The Rapid Rise of Video Gaming and Esports
But what exactly is esports, and what does its growth portend for the video game industry overall? Collectively, the term “esports” refers to professional competitive gaming. Players can participate in contests for prize money (Kuro Takhasomi, the world’s highest-earning player, has earned $4.1 million4in his professional career so far) and, increasingly, audiences are attending live events and tuning in to live streams to follow their favorite gamers and teams.
Although some of the first video game tournaments took place in the 1980s and 1990s, many consider the dawn of modern esports to be the 1997 Red Annihilation tournament for the first person shooter (FPS) “Quake,” where over 2,000 participants competed for a Ferrari previously owned by the lead developer. Major League Gaming (MLG), launched in 2002, was the first professional esports organization to broadcast on American television, with a Halo II tournament in 2006. Today, MLG is the largest and most successful gaming league in the world. A 2013 MLG tournament awarded gamers more than $170,000 in prizes.
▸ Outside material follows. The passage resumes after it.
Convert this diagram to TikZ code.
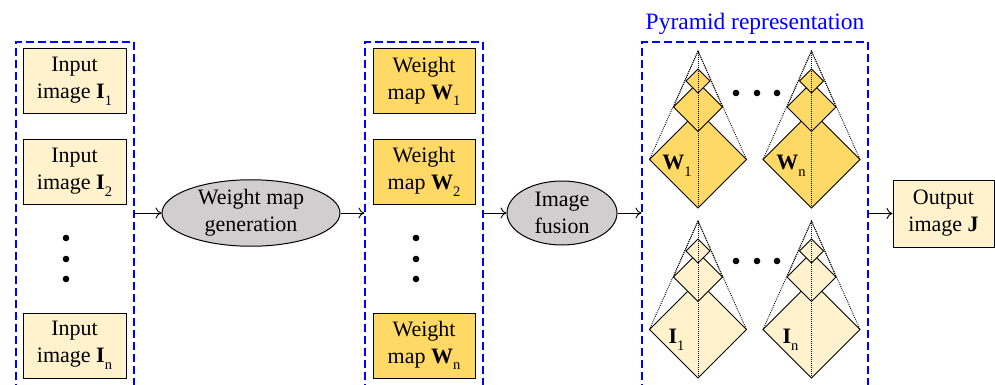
\documentclass[tikz,border=0pt]{standalone}
\usepackage{fontspec}
\setmainfont{Liberation Serif}
\usetikzlibrary{shapes.geometric,arrows.meta}
\definecolor{lightbox}{HTML}{FFF2CC}
\definecolor{goldbox}{HTML}{FFD966}
\definecolor{ellgray}{HTML}{D0CECE}
\newcommand\subs[1]{\raisebox{-0.3em}{\fontsize{14.5}{14.5}\selectfont #1}}
\newcommand\drawpyr[3]{%
  \begin{scope}[shift={(#1,#2)}]
    \filldraw[pyr, fill=#3] (0,60) -- (48.5,108.5) -- (0,157) -- (-48.5,108.5) -- cycle;
    \filldraw[pyr, fill=#3] (0,31.5) -- (24.5,56) -- (0,80.5) -- (-24.5,56) -- cycle;
    \filldraw[pyr, fill=#3] (0,18) -- (12,30) -- (0,42) -- (-12,30) -- cycle;
    \draw[dots] (-48.5,108.5) -- (0,0) -- (48.5,108.5);
    \draw[dots] (-24.5,56) -- (0,0) -- (24.5,56);
    \draw[dots] (0,0) -- (0,157);
  \end{scope}}
\begin{document}
\begin{tikzpicture}[x=1pt,y=-1pt,
  txt/.style={font=\fontsize{22}{27}\selectfont},
  box/.style={txt, draw=black, line width=1pt, minimum width=103pt, minimum height=65pt, inner sep=0pt, align=center},
  inbox/.style={box, fill=lightbox},
  wbox/.style={box, fill=goldbox, minimum width=102pt},
  proc/.style={txt, ellipse, draw=black, line width=1pt, fill=ellgray, inner sep=0pt, align=center},
  group/.style={draw=blue, dash pattern=on 8pt off 4pt, line width=1.2pt, inner sep=0pt, minimum height=358pt},
  conn/.style={-{To[length=6pt,width=11pt]}, line width=0.9pt},
  pyr/.style={draw=black, line width=1pt, line join=miter},
  dots/.style={line width=0.9pt, dash pattern=on 0.9pt off 1.1pt},
  dotc/.style={circle, fill=black, inner sep=0pt, minimum size=6.6pt},
  plabel/.style={txt, anchor=base, inner sep=0pt}
]
\useasboundingbox (0,0) rectangle (995,385);

% groups
\node[group, minimum width=118pt] (g1) at (75,221) {};
\node[group, minimum width=118pt] (g2) at (424,221) {};
\node[group, minimum width=226pt] (g3) at (755,221) {};

% input images
\node[inbox] (i1) at (74.5,81.5) {Input\\image \textbf{I}\subs{1}};
\node[inbox] (i2) at (74.5,172) {Input\\image \textbf{I}\subs{2}};
\node[inbox] (in) at (74.5,345.5) {Input\\image \textbf{I}\subs{n}};
\node[dotc] (d1a) at (66,238) {};
\node[dotc] (d1b) at (66,259) {};
\node[dotc] (d1c) at (66,279) {};

% weight maps
\node[wbox] (w1) at (424,81.5) {Weight\\map \textbf{W}\subs{1}};
\node[wbox] (w2) at (424,172) {Weight\\map \textbf{W}\subs{2}};
\node[wbox] (wn) at (424,345.5) {Weight\\map \textbf{W}\subs{n}};
\node[dotc] (d2a) at (416,238) {};
\node[dotc] (d2b) at (416,259) {};
\node[dotc] (d2c) at (416,279) {};

% processes
\node[proc, minimum width=178pt, minimum height=64pt] (e1) at (251,213) {Weight map\\generation};
\node[proc, minimum width=110pt, minimum height=64pt] (e2) at (562,213) {Image\\fusion};

% output
\node[box, fill=lightbox, minimum width=101pt, minimum height=67pt] (out) at (943.5,213.5) {Output\\image \textbf{J}};

% title
\node[txt, font=\fontsize{23.5}{27}\selectfont, text=blue, anchor=base] (title) at (755,29.3) {Pyramid representation};

% pyramids
\drawpyr{698}{51}{goldbox}
\drawpyr{811.5}{51}{goldbox}
\drawpyr{698}{221}{lightbox}
\drawpyr{811.5}{221}{lightbox}
\node[plabel] (lw1) at (677,169.5) {\textbf{W}\subs{1}};
\node[plabel] (lwn) at (791,169.5) {\textbf{W}\subs{n}};
\node[plabel] (li1) at (676.5,343.5) {\textbf{I}\subs{1}};
\node[plabel] (lin) at (790.5,343.5) {\textbf{I}\subs{n}};
\node[dotc] (p1a) at (736,93) {};
\node[dotc] (p1b) at (757,93) {};
\node[dotc] (p1c) at (777,93) {};
\node[dotc] (p2a) at (736,261) {};
\node[dotc] (p2b) at (757,261) {};
\node[dotc] (p2c) at (777,261) {};

% connectors
\draw[conn] (g1.east |- e1.west) -- (e1.west);
\draw[conn] (e1.east) -- (e1.east -| g2.west);
\draw[conn] (g2.east |- e2.west) -- (e2.west);
\draw[conn] (e2.east) -- (e2.east -| g3.west);
\draw[conn] (g3.east |- out.west) -- (out.west);
\end{tikzpicture}
\end{document}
Gamers, whether as individuals or teams, often play against other gamers in arenas where spectators pay to watch them play. Popular games like Activision Blizzard’s (ATVI) Overwatch receive overwhelming interest. The Overwatch League finals earlier this year saw around 11,000 people flocking to the Barclays Center in Brooklyn, New York. They didn’t mind paying $200 for tickets.
Experts think pro gamers could soon earn more than pro athletes! One of the most popular gamers at the moment is “Ninja,” who makes around half a million dollars a month through corporate sponsorships and donations on his website.
As the graph above shows, eSports prize pools has been soaring over the last few years. According to Electronic Entertainment Design and Research, the annual aggregate esports prize pool worldwide reached $121 million last year.